Mass media in the post-Matrix decades has embraced the Chosen One myth. Rey Skywalker, Captain America, Katniss Everdeen, and even Keanu Reeves’ own John Wick have raced headlong into pits of vipers which seems insuperably large, and emerged triumphant. Despite occasional interludes, like the cinematic Les Misérables, American corporate media keeps promising a singular messiah that will redeem us from… well, from America, mostly.

Meanwhile, The Matrix Resurrections acknowledges directly that conditions have gotten worse. English-speaking conservative parties repeatedly promise to actively make oppression more oppressive, while progressive parties limply pledge that, under their supervision, things won’t get much worse. War, disease, and poverty have gotten worse, not better, since 1999. As Ian Haney López writes, the machinery of oppression proves infinitely capable of adapting to every direct challenge.

This movie takes that adaptability literally. A machine learning heuristic seizes the heroes that previously challenged the Matrix, and turns them into the Matrix’s driving engines. It uses the very human embodiment of justice to fuel injustice—shades of Republicans appropriating one orphan MLK quote to proclaim themselves the real arbiters of fairness. This movie admits that we who believe in freedom must adapt faster than the oppressors.

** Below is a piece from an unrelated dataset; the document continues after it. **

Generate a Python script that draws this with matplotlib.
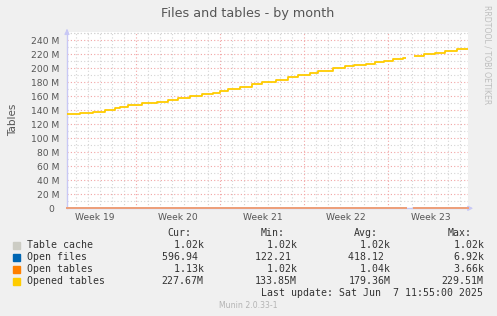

Hovering over San Francisco streets, Neo realizes something the original trilogy missed: if he hoards the power of salvation, then he’s already failed. The messianic impulse may begin with one individual, but unless it radiates outward, unless others join the kingdom as priests and kings themselves, messianic deliverance will never arrive. Humans, even messiahs, eventually die. The final shot abjures the sequels, and restores the “we”-centered salvation the first movie promised.